Extract only the first line of the listing and every line after it up to and including the one with "var binWidth = 1;". Omit the pictures.

*** Data to use

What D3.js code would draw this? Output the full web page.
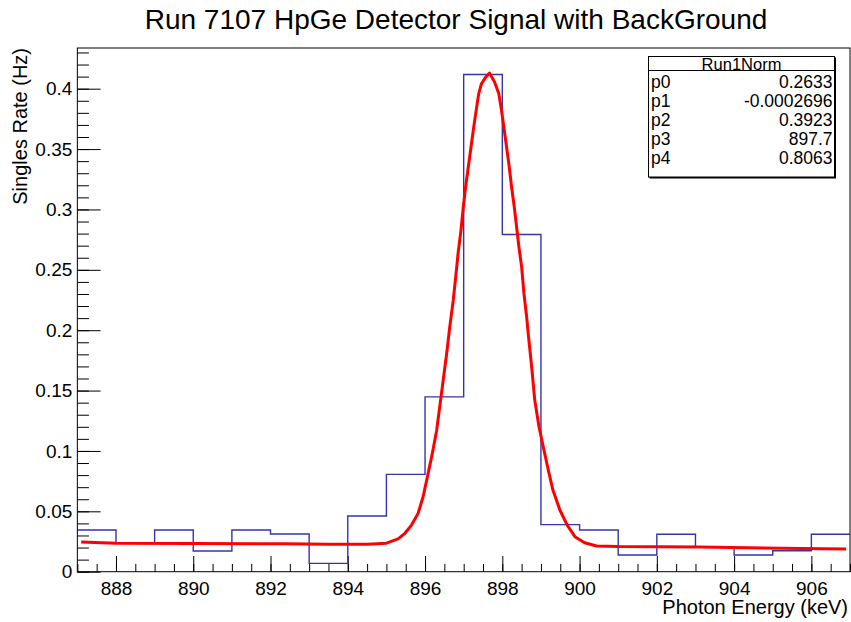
<!DOCTYPE html>
<meta charset="utf-8">
<style>

body {
  margin: 0;
  background: #fff;
}

svg {
  font-family: "Liberation Sans", Arial, sans-serif;
}

.axis path {
  display: none;
}

.axis line {
  stroke: #000;
}

.axis text {
  font-size: 19px;
  fill: #000;
}

.frame {
  fill: none;
  stroke: #000;
}

.hist {
  fill: none;
  stroke: #3535aa;
  stroke-width: 1.4;
}

.fit {
  fill: none;
  stroke: #ff0000;
  stroke-width: 3;
  stroke-linejoin: round;
}

.stats text {
  font-size: 17.5px;
}

</style>
<body>
<script src="https://d3js.org/d3.v7.min.js"></script>
<script>

// histogram: left bin edges (keV) and singles rate (Hz)
var binEdges = [887, 888, 889, 890, 891, 892, 893, 894, 895, 896,
                897, 898, 899, 900, 901, 902, 903, 904, 905, 906];
var binRates = [0.0345, 0.0238, 0.0345, 0.0171, 0.0345, 0.0312, 0.0069, 0.0461, 0.0806, 0.1448,
                0.4118, 0.2792, 0.0390, 0.0345, 0.0138, 0.0310, 0.0207, 0.0138, 0.0174, 0.0310];
var binWidth = 1;

// fitted curve
var fitEnergy = [887.1, 888.0, 890.0, 892.4, 893.5, 894.5, 895.0, 895.3, 895.48, 895.65,
                 895.82, 895.95, 896.08, 896.18, 896.30, 896.38, 896.47, 896.56, 896.64, 896.73,
                 896.80, 896.86, 896.93, 896.99, 897.05, 897.12, 897.19, 897.26, 897.33, 897.39,
                 897.46, 897.57, 897.67, 897.80, 897.91, 897.98, 898.04, 898.11, 898.18, 898.24,
                 898.31, 898.37, 898.43, 898.50, 898.56, 898.63, 898.67, 898.76, 898.84, 898.95,
                 899.06, 899.19, 899.31, 899.49, 899.68, 899.88, 900.13, 900.44, 901.0, 903.1,
                 905.2, 906.9];
var fitRate = [0.0245, 0.0236, 0.0234, 0.0231, 0.0228, 0.0227, 0.0236, 0.0272, 0.0318, 0.0386,
               0.0483, 0.0621, 0.0814, 0.0965, 0.1170, 0.1365, 0.1586, 0.1807, 0.2027, 0.2248,
               0.2460, 0.2650, 0.2827, 0.3020, 0.3186, 0.3351, 0.3517, 0.3682, 0.3835, 0.3959,
               0.4041, 0.4096, 0.4129, 0.4055, 0.3959, 0.3820, 0.3682, 0.3517, 0.3351, 0.3186,
               0.3020, 0.2855, 0.2689, 0.2524, 0.2304, 0.2110, 0.1973, 0.1696, 0.1421, 0.1200,
               0.1034, 0.0842, 0.0676, 0.0511, 0.0386, 0.0290, 0.0240, 0.0213, 0.0208, 0.0205,
               0.0194, 0.0188];

// axis ticks
var xMajor = [888, 890, 892, 894, 896, 898, 900, 902, 904, 906];
var xMinor = d3.range(887, 907.01, 0.5);
var yMajor = [0, 0.05, 0.1, 0.15, 0.2, 0.25, 0.3, 0.35, 0.4];
var yMajorLabels = ["0", "0.05", "0.1", "0.15", "0.2", "0.25", "0.3", "0.35", "0.4"];
var yMinor = d3.range(0, 0.4301, 0.01);

// fit box
var statsTitle = "Run1Norm";
var statsNames = ["p0", "p1", "p2", "p3", "p4"];
var statsValues = ["0.2633", "-0.0002696", "0.3923", "897.7", "0.8063"];

var width = 851,
    height = 622,
    frameLeft = 77.35,
    frameRight = 850,
    frameTop = 48,
    frameBottom = 571.7;

var x = d3.scaleLinear()
    .domain([887, 907])
    .range([frameLeft, frameRight]);

var y = d3.scaleLinear()
    .domain([0, 0.4337])
    .range([frameBottom, frameTop]);

var svg = d3.select("body").append("svg")
    .attr("width", width)
    .attr("height", height);

// Title
svg.append("text")
    .attr("x", 456)
    .attr("y", 29)
    .attr("text-anchor", "middle")
    .style("font-size", "28px")
    .text("Run 7107 HpGe Detector Signal with BackGround");

// X axis, ticks pointing into the frame
svg.append("g")
    .attr("class", "x axis")
    .attr("transform", "translate(0," + frameBottom + ")")
    .call(d3.axisBottom(x).tickValues(xMinor).tickSizeInner(-7.8).tickSizeOuter(0).tickFormat(""));

svg.append("g")
    .attr("class", "x axis")
    .attr("transform", "translate(0," + frameBottom + ")")
    .call(d3.axisBottom(x).tickValues(xMajor).tickSizeInner(-15.7).tickSizeOuter(0).tickPadding(10)
      .tickFormat(d3.format("d")));

// Y axis
svg.append("g")
    .attr("class", "y axis")
    .attr("transform", "translate(" + frameLeft + ",0)")
    .call(d3.axisLeft(y).tickValues(yMinor).tickSizeInner(-11.6).tickSizeOuter(0).tickFormat(""));

svg.append("g")
    .attr("class", "y axis")
    .attr("transform", "translate(" + frameLeft + ",0)")
    .call(d3.axisLeft(y).tickValues(yMajor).tickSizeInner(-23.2).tickSizeOuter(0).tickPadding(5)
      .tickFormat(function(d, i) { return yMajorLabels[i]; }));

// Axis titles
svg.append("text")
    .attr("x", 848)
    .attr("y", 614)
    .attr("text-anchor", "end")
    .style("font-size", "20px")
    .text("Photon Energy (keV)");

svg.append("text")
    .attr("transform", "translate(27," + frameTop + ") rotate(-90)")
    .attr("text-anchor", "end")
    .style("font-size", "20px")
    .text("Singles Rate (Hz)");

// Histogram as a step outline
var steps = [];
binEdges.forEach(function(e, i) {
  steps.push([e, binRates[i]]);
  steps.push([e + binWidth, binRates[i]]);
});

svg.append("path")
    .attr("class", "hist")
    .attr("d", d3.line()
      .x(function(d) { return x(d[0]); })
      .y(function(d) { return y(d[1]); })(steps));

// Fit curve (drawn as a polyline, like the original)
svg.append("path")
    .attr("class", "fit")
    .attr("d", d3.line()
      .x(function(d) { return x(d); })
      .y(function(d, i) { return y(fitRate[i]); })(fitEnergy));

// Frame
svg.append("rect")
    .attr("class", "frame")
    .attr("x", frameLeft)
    .attr("y", frameTop)
    .attr("width", frameRight - frameLeft)
    .attr("height", frameBottom - frameTop);

// Fit parameter box
var box = svg.append("g")
    .attr("class", "stats");

box.append("rect")
    .attr("x", 649.5)
    .attr("y", 57.5)
    .attr("width", 186.5)
    .attr("height", 121)
    .attr("fill", "#000");

box.append("rect")
    .attr("x", 648.5)
    .attr("y", 56.5)
    .attr("width", 186)
    .attr("height", 120.5)
    .attr("fill", "#fff")
    .attr("stroke", "#000");

box.append("line")
    .attr("x1", 648.5)
    .attr("x2", 834.5)
    .attr("y1", 70.5)
    .attr("y2", 70.5)
    .attr("stroke", "#000");

box.append("text")
    .attr("x", 741.5)
    .attr("y", 64)
    .attr("dy", "0.35em")
    .attr("text-anchor", "middle")
    .style("font-size", "16.5px")
    .text(statsTitle);

box.selectAll(".pname")
    .data(statsNames)
  .enter().append("text")
    .attr("class", "pname")
    .attr("x", 651)
    .attr("y", function(d, i) { return 82.3 + i * 18.8; })
    .attr("dy", "0.35em")
    .text(function(d) { return d; });

box.selectAll(".pval")
    .data(statsValues)
  .enter().append("text")
    .attr("class", "pval")
    .attr("x", 832.5)
    .attr("y", function(d, i) { return 82.3 + i * 18.8; })
    .attr("dy", "0.35em")
    .attr("text-anchor", "end")
    .text(function(d) { return d; });

</script>
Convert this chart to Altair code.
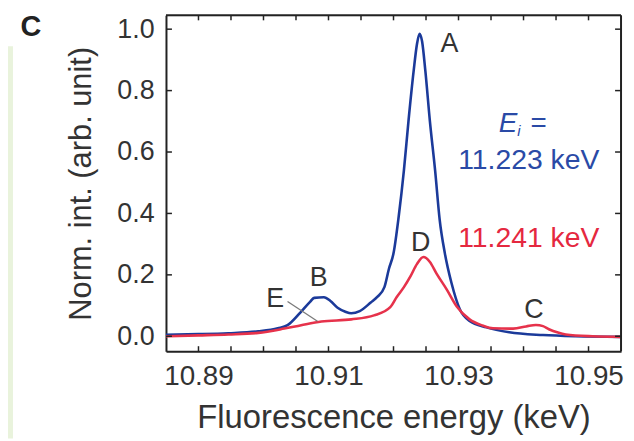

******

■ Solution ■
What D3.js code would draw this? Output the full web page.
<!DOCTYPE html>
<meta charset="utf-8">
<style>

body {
  margin: 0;
  background: #fff;
}

svg {
  font-family: "Liberation Sans", Arial, sans-serif;
}

.axis path {
  display: none;
}

.axis line {
  stroke: #000;
}

.axis text {
  font-size: 19px;
  fill: #000;
}

.frame {
  fill: none;
  stroke: #000;
}

.hist {
  fill: none;
  stroke: #3535aa;
  stroke-width: 1.4;
}

.fit {
  fill: none;
  stroke: #ff0000;
  stroke-width: 3;
  stroke-linejoin: round;
}

.stats text {
  font-size: 17.5px;
}

</style>
<body>
<script src="https://d3js.org/d3.v7.min.js"></script>
<script>

// histogram: left bin edges (keV) and singles rate (Hz)
var binEdges = [887, 888, 889, 890, 891, 892, 893, 894, 895, 896,
                897, 898, 899, 900, 901, 902, 903, 904, 905, 906];
var binRates = [0.0345, 0.0238, 0.0345, 0.0171, 0.0345, 0.0312, 0.0069, 0.0461, 0.0806, 0.1448,
                0.4118, 0.2792, 0.0390, 0.0345, 0.0138, 0.0310, 0.0207, 0.0138, 0.0174, 0.0310];
var binWidth = 1;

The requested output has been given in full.